__Request__
Extract everything from the first line through the line with "const Y_TICKS = [-3, -2, -1, 0, 1, 2];", both ends included, except for any pictures.

__Data lines__

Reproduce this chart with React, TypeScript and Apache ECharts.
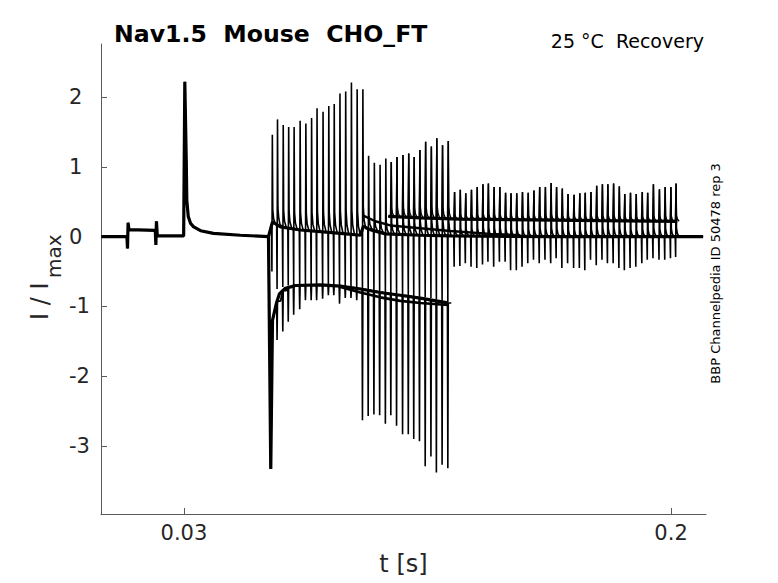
import { useEffect, useRef } from 'react';
import * as echarts from 'echarts';

type Pt = [number, number];

const X_TICKS = [0.03, 0.2];
const Y_TICKS = [-3, -2, -1, 0, 1, 2];

// times of the test-pulse transients [s]
const SPIKE_T = [
  0.0607, 0.0625, 0.0645, 0.0664, 0.0683, 0.0704, 0.0724, 0.0744, 0.0763, 0.0784, 0.0804, 0.0823,
  0.0843, 0.0863, 0.0883, 0.0903, 0.0923,
  0.0943, 0.0963, 0.0983, 0.1003, 0.1022, 0.1042, 0.1063, 0.1083, 0.1102, 0.1122, 0.1142, 0.1162,
  0.1181, 0.1201, 0.1221,
  0.1243, 0.1263, 0.1282, 0.1302, 0.1322, 0.1342, 0.1361, 0.1381, 0.1401, 0.1421, 0.1440, 0.1460,
  0.1480, 0.1500, 0.1520, 0.1540, 0.1560, 0.1580, 0.1599, 0.1619, 0.1639, 0.1660, 0.1680, 0.1699,
  0.1719, 0.1739, 0.1759, 0.1778, 0.1798, 0.1818, 0.1837, 0.1857, 0.1877, 0.1898, 0.1917, 0.1937,
  0.1958, 0.1978, 0.1998, 0.2016,
];

// upward peaks of the sweeps sitting near 0
const PEAK_A = [
  1.46, 1.68, 1.60, 1.57, 1.57, 1.66, 1.62, 1.70, 1.84, 1.79, 1.87, 1.90, 2.05, 2.08, 2.21, 2.11, 2.11,
  1.16, 1.06, 1.03, 1.12, 1.07, 1.14, 1.17, 1.19, 1.14, 1.24, 1.36, 1.29, 1.41, 1.31, 1.37,
  0.64, 0.67, 0.62, 0.67, 0.71, 0.75, 0.76, 0.71, 0.71, 0.63, 0.62, 0.62, 0.64, 0.63, 0.66, 0.71,
  0.71, 0.77, 0.71, 0.69, 0.61, 0.60, 0.62, 0.63, 0.64, 0.73, 0.75, 0.75, 0.76, 0.72, 0.61, 0.63,
  0.61, 0.64, 0.63, 0.75, 0.68, 0.71, 0.71, 0.76,
];

// downward troughs of the same sweeps
const TROUGH_A = [
  -0.50, -0.75, -0.72, -0.70, -0.70, -0.69, -0.69, -0.69, -0.69, -0.69, -0.69, -0.70, -0.70, -0.71,
  -0.72, -0.73, -0.75,
  -0.77, -0.78, -0.79, -0.80, -0.81, -0.82, -0.83, -0.84, -0.85, -0.86, -0.87, -0.88, -0.90, -0.92, -0.94,
  -0.43, -0.42, -0.38, -0.43, -0.45, -0.40, -0.36, -0.43, -0.36, -0.36, -0.48, -0.48, -0.43, -0.38,
  -0.33, -0.38, -0.33, -0.38, -0.31, -0.45, -0.38, -0.45, -0.45, -0.48, -0.33, -0.41, -0.33, -0.38,
  -0.38, -0.45, -0.48, -0.45, -0.43, -0.38, -0.33, -0.31, -0.33, -0.33, -0.31, -0.29,
];

// inward currents of the sweep held near -0.7 (spikes 1..31)
const TROUGH_L = [
  -1.48, -1.36, -1.22, -1.12, -1.04, -0.91, -0.91, -0.91, -0.89, -0.84, -0.84, -0.96, -0.88, -0.88, -0.91,
  -2.63, -2.57, -2.55, -2.56, -2.68, -2.56, -2.71, -2.83, -2.83, -2.90, -2.93, -3.29, -3.15, -3.38, -3.27, -3.32,
];

const TRACE_A: Pt[] = [
  [0.0012, 0.0], [0.0101, 0.0], [0.0103, -0.17], [0.0105, 0.2], [0.0108, 0.1], [0.02, 0.09],
  [0.0202, -0.12], [0.0204, 0.22], [0.0207, 0.01], [0.0299, 0.01], [0.0303, 2.22], [0.0308, 1.1],
  [0.031, 0.52], [0.0315, 0.29], [0.0323, 0.19], [0.0334, 0.14], [0.0358, 0.085], [0.0403, 0.047],
  [0.0497, 0.02], [0.0595, 0.0], [0.0609, 0.21], [0.0637, 0.14], [0.0706, 0.095], [0.0846, 0.047],
  [0.0916, 0.02], [0.0926, 0.15], [0.095, 0.1], [0.1003, 0.04], [0.1125, 0.02], [0.123, 0.01],
  [0.1578, 0.0], [0.2112, 0.0],
];

const TRACE_B: Pt[] = [
  [0.1013, 0.29], [0.1125, 0.27], [0.1264, 0.25], [0.1508, 0.24], [0.1752, 0.23], [0.2022, 0.22],
];

const TRACE_C: Pt[] = [
  [0.0926, 0.3], [0.0968, 0.22], [0.102, 0.16], [0.1125, 0.12], [0.123, 0.08], [0.1369, 0.04], [0.1474, 0.02],
];

const TRACE_L1: Pt[] = [
  [0.0595, 0.0], [0.0603, -3.33], [0.0609, -1.2], [0.0623, -0.95], [0.0633, -0.82], [0.0654, -0.74],
  [0.0689, -0.7], [0.0776, -0.69], [0.0846, -0.71], [0.0916, -0.75], [0.0985, -0.8], [0.1055, -0.84],
  [0.1125, -0.88], [0.1221, -0.95],
];

const TRACE_L2: Pt[] = [
  [0.0846, -0.72], [0.0916, -0.8], [0.0985, -0.87], [0.1055, -0.92], [0.1125, -0.95], [0.1221, -0.98],
];

const FONT = 'DejaVu Sans';
const INK = '#262626';
const AXIS = '#5a5a5a';
const DT = 0.00015;

interface Spike {
  t: number;
  lo?: number;
  hi?: number;
}

function baseAt(trace: Pt[], t: number) {
  if (t <= trace[0][0]) return trace[0][1];
  for (let i = 1; i < trace.length; i++) {
    if (trace[i][0] >= t) {
      const [t0, v0] = trace[i - 1];
      const [t1, v1] = trace[i];
      return v0 + ((v1 - v0) * (t - t0)) / (t1 - t0);
    }
  }
  return trace[trace.length - 1][1];
}

// insert each transient into a sweep: dip, peak, then a short decay back to the sweep level
function addSpikes(trace: Pt[], spikes: Spike[]): Pt[] {
  const pts: Pt[] = trace.filter(
    p => !spikes.some(s => p[0] > s.t - DT && p[0] < s.t + 8 * DT),
  );
  spikes.forEach(s => {
    const b = baseAt(trace, s.t);
    const lo = s.lo ?? b;
    const hi = s.hi ?? b;
    const up = hi - b;
    pts.push(
      [s.t - DT, b],
      [s.t, lo],
      [s.t + DT, hi],
      [s.t + 2 * DT, b + up * 0.16],
      [s.t + 4 * DT, b + up * 0.06],
      [s.t + 8 * DT, b],
    );
  });
  return pts.sort((p, q) => p[0] - q[0]);
}

function line(data: Pt[], width: number) {
  return {
    type: 'line' as const,
    data,
    symbol: 'none',
    silent: true,
    lineStyle: { color: '#000', width },
  };
}

export default function App() {
  const chartRef = useRef<HTMLDivElement>(null);

  useEffect(() => {
    if (!chartRef.current) return;
    const chart = echarts.init(chartRef.current, undefined, { renderer: 'svg' });

    const spikesA: Spike[] = SPIKE_T.map((t, i) => ({ t, lo: TROUGH_A[i], hi: PEAK_A[i] }));
    const spikesL: Spike[] = TROUGH_L.map((lo, i) => ({ t: SPIKE_T[i + 1], lo }));
    const spikesB: Spike[] = SPIKE_T.map((t, i) => ({ t, hi: PEAK_A[i] })).filter(
      s => s.t > TRACE_B[0][0] && s.t < TRACE_B[TRACE_B.length - 1][0],
    );

    const series = [
      line(TRACE_A, 3.2),
      line(TRACE_B, 3.2),
      line(TRACE_C, 2.4),
      line(TRACE_L1, 3.2),
      line(TRACE_L2, 2.6),
      line(addSpikes(TRACE_A, spikesA), 1.6),
      line(addSpikes(TRACE_B, spikesB), 1.3),
      line(addSpikes(TRACE_L1, spikesL), 1.6),
    ];

    const tickStyle = { color: AXIS, width: 1 };

    chart.setOption({
      animation: false,
      backgroundColor: '#fff',
      grid: { left: 101, right: 72, top: 44, bottom: 69 },
      xAxis: {
        type: 'value',
        min: 0.00105,
        max: 0.2122,
        axisLine: { show: true, onZero: false, lineStyle: tickStyle },
        axisTick: { show: true, inside: true, length: 6, customValues: X_TICKS, lineStyle: tickStyle },
        axisLabel: {
          customValues: X_TICKS,
          formatter: (v: number) => String(v),
          fontSize: 21,
          fontFamily: FONT,
          color: INK,
          margin: 8,
        },
        splitLine: { show: false },
        name: 't [s]',
        nameLocation: 'middle',
        nameGap: 38,
        nameTextStyle: { fontSize: 24, fontFamily: FONT, color: INK },
      },
      yAxis: {
        type: 'value',
        min: -3.974,
        max: 2.76,
        axisLine: { show: true, onZero: false, lineStyle: tickStyle },
        axisTick: { show: true, inside: true, length: 6, customValues: Y_TICKS, lineStyle: tickStyle },
        axisLabel: {
          customValues: Y_TICKS,
          formatter: (v: number) => String(v),
          fontSize: 21,
          fontFamily: FONT,
          color: INK,
          align: 'left',
          margin: 32,
        },
        splitLine: { show: false },
      },
      series,
      graphic: [
        {
          type: 'text',
          x: 114,
          y: 33.5,
          style: {
            text: 'Nav1.5  Mouse  CHO_FT',
            fontSize: 23.6,
            fontWeight: 'bold',
            fontFamily: FONT,
            fill: '#000',
            align: 'left',
            verticalAlign: 'middle',
          },
        },
        {
          type: 'text',
          x: 704,
          y: 40.7,
          style: {
            text: '25 °C  Recovery',
            fontSize: 19,
            fontFamily: FONT,
            fill: '#000',
            align: 'right',
            verticalAlign: 'middle',
          },
        },
        {
          type: 'text',
          x: 715,
          y: 273.4,
          rotation: Math.PI / 2,
          style: {
            text: 'BBP Channelpedia ID 50478 rep 3',
            fontSize: 13,
            fontFamily: FONT,
            fill: '#000',
            align: 'center',
            verticalAlign: 'middle',
          },
        },
        {
          type: 'text',
          x: 39.7,
          y: 320,
          rotation: Math.PI / 2,
          style: {
            text: 'I / I',
            fontSize: 24,
            fontFamily: FONT,
            fill: INK,
            align: 'left',
            verticalAlign: 'middle',
          },
        },
        {
          type: 'text',
          x: 54,
          y: 278,
          rotation: Math.PI / 2,
          style: {
            text: 'max',
            fontSize: 20,
            fontFamily: FONT,
            fill: INK,
            align: 'left',
            verticalAlign: 'middle',
          },
        },
      ],
    });

    return () => chart.dispose();
  }, []);

  return (
    <div
      ref={chartRef}
      style={{ position: 'absolute', left: 0, top: 0, width: 778, height: 583 }}
    />
  );
}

__Worked answer__
Reproduce this chart with React, TypeScript and Apache ECharts.
import { useEffect, useRef } from 'react';
import * as echarts from 'echarts';

type Pt = [number, number];

const X_TICKS = [0.03, 0.2];
const Y_TICKS = [-3, -2, -1, 0, 1, 2];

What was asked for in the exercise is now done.